Mutter und Tochter, das ist eine Ur-Symbiose, die uns prägt wie keine andere. Und das ist nicht verwunderlich, schließlich wachsen wir im Körper der Mutter heran, sind verbunden mit ihrer Seele – eine große Ähnlichkeit, die die ersten Lebensjahre prägt. Die zweite wichtige Phase ist die Pubertät. Jetzt grenzt sich die Tochter ab, will raus aus dem Kokon und eigene Wege gehen. Nun kommt auch die Genetik des Vaters ins Spiel, die den Ablösungsprozess noch beschleunigt. Also alles normal so weit!

Traumatische Erlebnisse reichen bis in die nächste Generation

Mit Beginn der 20er-Jahre tritt dann wieder eine Annäherung ein, eine Beziehung auf Augenhöhe. So ist es im Idealfall. Geschieht das aber nicht, sondern ist bei der Tochter eher eine Ablehnung zu spüren, kann das bedeuten, dass Dinge im Leben der Mutter vorgekommen sind, über die dringend gesprochen werden muss. Was Betty im frühkindlichen Alter passiert ist, nämlich von der Mutter verlassen zu werden, ist eine Katastrophe, die ihr weiteres Leben nachhaltig geprägt hat. Es erklärt ihr Harmoniebedürfnis, ihre Sehnsucht nach Anerkennung, ihre Angst vorm Verlassenwerden, das Bestreben nach einer heilen Welt, zu der auch Kinder gehören.

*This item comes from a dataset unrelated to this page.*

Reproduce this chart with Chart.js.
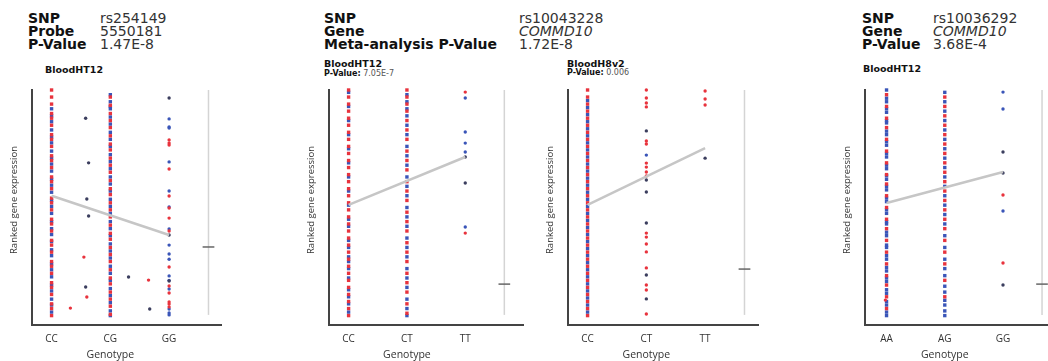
<!DOCTYPE html>
<html>
<head>
<meta charset="utf-8">
<script src="https://cdn.jsdelivr.net/npm/chart.js@4.4.0/dist/chart.umd.min.js"></script>
<style>
html, body { margin: 0; padding: 0; background: #fff; }
body { width: 1048px; height: 361px; overflow: hidden; position: relative; font-family: 'DejaVu Sans', sans-serif; }
canvas { position: absolute; top: 0; }
.t { position: absolute; white-space: nowrap; }
.lbl { font-weight: 700; font-size: 14px; line-height: 14px; color: #111; }
.val { font-size: 14px; line-height: 14px; color: #333; }
.sub { font-weight: 700; font-size: 9.5px; line-height: 9.5px; color: #111; }
.pv { font-size: 8px; line-height: 8px; color: #555; }
.pv b { color: #111; }
</style>
</head>
<body>

<!-- header, panel 1 -->
<div class="t lbl" style="left:28px;top:10.9px">SNP</div>
<div class="t lbl" style="left:28px;top:23.5px">Probe</div>
<div class="t lbl" style="left:28px;top:36.5px">P-Value</div>
<div class="t val" style="left:100px;top:10.9px">rs254149</div>
<div class="t val" style="left:100px;top:23.5px">5550181</div>
<div class="t val" style="left:100px;top:36.5px">1.47E-8</div>
<div class="t sub" style="left:45px;top:64.7px">BloodHT12</div>

<!-- header, panels 2 + 3 -->
<div class="t lbl" style="left:324px;top:10.9px">SNP</div>
<div class="t lbl" style="left:324px;top:23.5px">Gene</div>
<div class="t lbl" style="left:324px;top:36.5px">Meta-analysis P-Value</div>
<div class="t val" style="left:519px;top:10.9px">rs10043228</div>
<div class="t val" style="left:519px;top:23.5px;font-style:italic">COMMD10</div>
<div class="t val" style="left:519px;top:36.5px">1.72E-8</div>
<div class="t sub" style="left:324px;top:58.7px">BloodHT12</div>
<div class="t pv" style="left:324px;top:69.5px"><b>P-Value:</b> 7.05E-7</div>
<div class="t sub" style="left:567px;top:58.9px">BloodH8v2</div>
<div class="t pv" style="left:567px;top:69.3px"><b>P-Value:</b> 0.006</div>

<!-- header, panel 4 -->
<div class="t lbl" style="left:862px;top:10.9px">SNP</div>
<div class="t lbl" style="left:862px;top:23.5px">Gene</div>
<div class="t lbl" style="left:862px;top:36.5px">P-Value</div>
<div class="t val" style="left:933px;top:10.9px">rs10036292</div>
<div class="t val" style="left:933px;top:23.5px;font-style:italic">COMMD10</div>
<div class="t val" style="left:933px;top:36.5px">3.68E-4</div>
<div class="t sub" style="left:863px;top:63.7px">BloodHT12</div>

<canvas id="c1" width="225" height="361" style="left:0px"></canvas>
<canvas id="c2" width="227" height="361" style="left:300px"></canvas>
<canvas id="c3" width="222" height="361" style="left:540px"></canvas>
<canvas id="c4" width="225" height="361" style="left:835px"></canvas>

<script>
// ---- data (ranked expression, 0-100; genotype index 0,1,2) ----
const cats1 = ['CC', 'CG', 'GG'];
const cats2 = ['CC', 'CT', 'TT'];
const cats3 = ['CC', 'CT', 'TT'];
const cats4 = ['AA', 'AG', 'GG'];

// panel 1 : rs254149 / BloodHT12
const p1_CC_red  = [4,7,9,13,16,18,22,25,27,31,34,36,40,43,45,49,52,54,58,61,63,67,70,72,76,79,81,85,88,90,94,97,100];
const p1_CC_blue = [5.5,8.5,11,14.5,17,20.5,23.5,26,29.5,32,35.5,38.5,41,44,47.5,50.5,53,56.5,59.5,62,65.5,68.5,71,74,77.5,80,83,86.5,89,92];
const p1_CG_red  = [4.5,8,11,14,17.5,20,23.5,27,30,33,36.5,39,42.5,46,49,52,55.5,58,61.5,65,68,71,74.5,77,80.5,84,87,90,93.5,97];
const p1_CG_blue = [4,6,9.5,12.5,15.5,19,22,25,28.5,31.5,34.5,38,41,44,47.5,50.5,53.5,57,60,63,66.5,69.5,72.5,76,79,82,85.5,88.5,92,93,95,98];
const p1_GG_red  = [78.7,77.4,76.6,66.4,54.9,49.8,45.5,40,24.7,16.6,13.6,9.8,8.9,7.7];
const p1_GG_blue = [87.7,84.3,83.8,69.4,57,50.2,40.9,34,30.2,28,20.9,19,15.3,6.8,5.1,4.3];
const p1_GG_dark = [96.6,38.3,18.7];
const p1_stray_dark = [[0.58,88],[0.63,69],[0.6,53.6],[0.63,46.4],[0.58,16.2],[1.31,20.4],[1.67,6.8]];
const p1_stray_red  = [[0.55,28.9],[0.6,11.9],[0.32,7.2],[1.65,19.1]];
const p1_fit = [55, 38.3];
const p1_err = 33.2;

// panel 2 : rs10043228 / BloodHT12
const p2_CC_red  = [4,7,10,13,16,19,22,25,28,31,34,37,40,43,46,49,52,55,58,61,64,67,70,73,76,79,82,85,88,91,94,97,100];
const p2_CC_blue = [5.5,9,12,15,20,24,27,29,33,36,42,45,51,57,63,69,75,81,87,93,99];
const p2_CT_red  = [5,9,14,18,22,27,31,35,40,44,48,53,57,61,66,70,74,79,83,87,91,94,97,100];
const p2_CT_blue = [4,7,11,16,20,24,29,33,37,42,46,50,55,59,63,68,72,76,81,85,89,92,95,98];
const p2_TT_red  = [99.1,39.1];
const p2_TT_blue = [96.6,82.1,77.4,73.6,41.7];
const p2_TT_dark = [71.5,60.4];
const p2_fit = [51.1, 71.5];
const p2_err = 17.4;

// panel 3 : rs10043228 / BloodH8v2
const p3_CC_red  = [4,7,10,13,16,19,22,25,28,31,34,37,40,43,46,49,52,55,58,61,64,67,70,73,76,79,82,85,88,91,94,97,100];
const p3_CC_blue = [5.5,8.5,11.5,14.5,17.5,20.5,23.5,26.5,29.5,32.5,35.5,38.5,41.5,44.5,47.5,50.5,53.5,56.5,59.5,62.5,65.5,68.5,71.5,74.5,77.5,80.5,83.5,86.5,89.5,92.5,95.5];
const p3_CT_red  = [100,96.6,94.5,92.8,78.3,77,68.9,67.2,65.1,63.4,39.1,37.4,34.5,31.1,24.3,17,14.9,4.7];
const p3_CT_blue = [72.3];
const p3_CT_dark = [82.6,61.7,56.6,43.4,21.3,11.1];
const p3_TT_red  = [99.6,96.2,93.6];
const p3_TT_dark = [71];
const p3_fit = [51.1, 75.3];
const p3_err = 23.8;

// panel 4 : rs10036292 / BloodHT12
const p4_AA_red  = [7,12,17,21,26,31,36,41,45,50,55,60,64,69,74,79,84,88,93,98];
const p4_AA_blue = [4,5.5,8.5,10,13.5,15,18.5,20,23,24.5,28,29.5,33,34,38,39.5,43,44,47.5,49,52.5,54,57.5,59,62,63.5,66.5,68,71.5,73,76.5,78,81,82.5,86,87,90.5,92,95,96.5,100];
const p4_AG_red  = [12,19,26,31,36,41,45,49,53,57,61,65,69,73,77,81,85,89,93,97];
const p4_AG_blue = [4,6,8.5,10.5,14,16.5,21,24,28,33,38,43,47,51,55,59,63,67,71,75,79,83,87,91,95,99];
const p4_stray_red = [[-0.02,10.6]];
const p4_GG_red  = [55.3,26.4];
const p4_GG_blue = [99.1,91.9,48.5];
const p4_GG_dark = [73.6,64.7,17];
const p4_fit = [51.9, 65.1];
const p4_err = 17.4;

// ---- drawing ----
const RED = '#e8333d', BLUE = '#3a55b8', DARK = '#3b3e5e';

function col(x, ys) { return ys.map(y => ({x: x, y: y})); }
function pairs(list) { return list.map(p => ({x: p[0], y: p[1]})); }

const axisText = {
    id: 'axisText',
    afterDraw(chart) {
        const ctx = chart.ctx, a = chart.chartArea;
        ctx.save();
        ctx.fillStyle = '#333';
        ctx.textAlign = 'center';
        ctx.textBaseline = 'middle';
        ctx.font = '10.5px "Open Sans"';
        ctx.fillText('Genotype', chart.scales.x.getPixelForValue(1), 355);
        ctx.translate(a.left - 18, 200);
        ctx.rotate(-Math.PI / 2);
        ctx.font = '9.5px "Open Sans"';
        ctx.fillText('Ranked gene expression', 0, 0);
        ctx.restore();
    }
};

function makePanel(id, o) {
    const dense = {pointStyle: 'rect', pointRadius: 2.4};
    const datasets = [
        {data: [{x: 0, y: o.fit[0]}, {x: 2, y: o.fit[1]}], showLine: true, borderColor: '#c6c6c6', borderWidth: 2.5, pointRadius: 0, order: 0},
        {data: o.dark, backgroundColor: DARK, order: 1},
        {data: o.red, backgroundColor: RED, order: 2},
        {data: o.blue, backgroundColor: BLUE, order: 3},
        Object.assign({data: o.denseRed, backgroundColor: RED, order: 4}, dense),
        Object.assign({data: o.denseBlue, backgroundColor: BLUE, order: 5}, dense),
        {data: [{x: o.errX - 0.1, y: o.err}, {x: o.errX + 0.1, y: o.err}], showLine: true, borderColor: '#666', borderWidth: 1.5, pointRadius: 0, order: 6},
        {data: [{x: o.errX, y: 4.3}, {x: o.errX, y: 100}], showLine: true, borderColor: '#d4d4d4', borderWidth: 1.5, pointRadius: 0, order: 7}
    ];
    new Chart(document.getElementById(id), {
        type: 'scatter',
        data: {datasets: datasets},
        options: {
            responsive: false,
            animation: false,
            layout: {padding: {top: 90, right: 0, bottom: 0, left: 0}},
            elements: {point: {radius: 1.7, borderWidth: 0}},
            clip: false,
            plugins: {legend: {display: false}, tooltip: {enabled: false}},
            scales: {
                x: {
                    min: o.xmin, max: o.xmax,
                    afterBuildTicks: s => { s.ticks = [0, 1, 2].map(v => ({value: v})); },
                    afterFit: s => { s.height = 36; },
                    ticks: {callback: v => o.cats[v], font: {family: 'Open Sans', size: 10}, color: '#333', padding: 8, autoSkip: false, maxRotation: 0},
                    grid: {display: false, drawTicks: false},
                    border: {display: true, color: '#444', width: 2}
                },
                y: {
                    min: 0, max: 100,
                    afterFit: s => { s.width = o.yw; },
                    ticks: {display: false},
                    grid: {display: false, drawTicks: false},
                    border: {display: true, color: '#444', width: 2}
                }
            }
        },
        plugins: [axisText]
    });
}

makePanel('c1', {
    cats: cats1, xmin: -0.333, xmax: 2.883, yw: 32, errX: 2.67, err: p1_err, fit: p1_fit,
    denseRed: col(0, p1_CC_red).concat(col(1, p1_CG_red)),
    denseBlue: col(0, p1_CC_blue).concat(col(1, p1_CG_blue)),
    red: col(2, p1_GG_red).concat(pairs(p1_stray_red)),
    blue: col(2, p1_GG_blue),
    dark: col(2, p1_GG_dark).concat(pairs(p1_stray_dark))
});
makePanel('c2', {
    cats: cats2, xmin: -0.336, xmax: 2.99, yw: 29, errX: 2.67, err: p2_err, fit: p2_fit,
    denseRed: col(0, p2_CC_red).concat(col(1, p2_CT_red)),
    denseBlue: col(0, p2_CC_blue).concat(col(1, p2_CT_blue)),
    red: col(2, p2_TT_red),
    blue: col(2, p2_TT_blue),
    dark: col(2, p2_TT_dark)
});
makePanel('c3', {
    cats: cats3, xmin: -0.333, xmax: 2.9, yw: 28, errX: 2.67, err: p3_err, fit: p3_fit,
    denseRed: col(0, p3_CC_red),
    denseBlue: col(0, p3_CC_blue),
    red: col(1, p3_CT_red).concat(col(2, p3_TT_red)),
    blue: col(1, p3_CT_blue),
    dark: col(1, p3_CT_dark).concat(col(2, p3_TT_dark))
});
makePanel('c4', {
    cats: cats4, xmin: -0.37, xmax: 2.91, yw: 30, errX: 2.67, err: p4_err, fit: p4_fit,
    denseRed: col(0, p4_AA_red).concat(col(1, p4_AG_red)),
    denseBlue: col(0, p4_AA_blue).concat(col(1, p4_AG_blue)),
    red: col(2, p4_GG_red).concat(pairs(p4_stray_red)),
    blue: col(2, p4_GG_blue),
    dark: col(2, p4_GG_dark)
});
</script>
</body>
</html>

Sandra, die von all dem nichts ahnt, muss das Verhalten ihrer Mutter zwangsläufig als Unfähigkeit und als Bevormundung auslegen. Sie tut alles, um Mamas vermeintliche Fehler nicht zu wiederholen, und entscheidet sich gegen Kinder, die Schwächsten in der Familiengeschichte, wählt darum sogar "den Mann mit den Macken". Mein Rat: Redet miteinander! Je mehr Puzzleteile Sandra aus der Biografie der Mutter zu einem Bild fügen kann, desto besser. Dabei hilft ein guter Therapeut.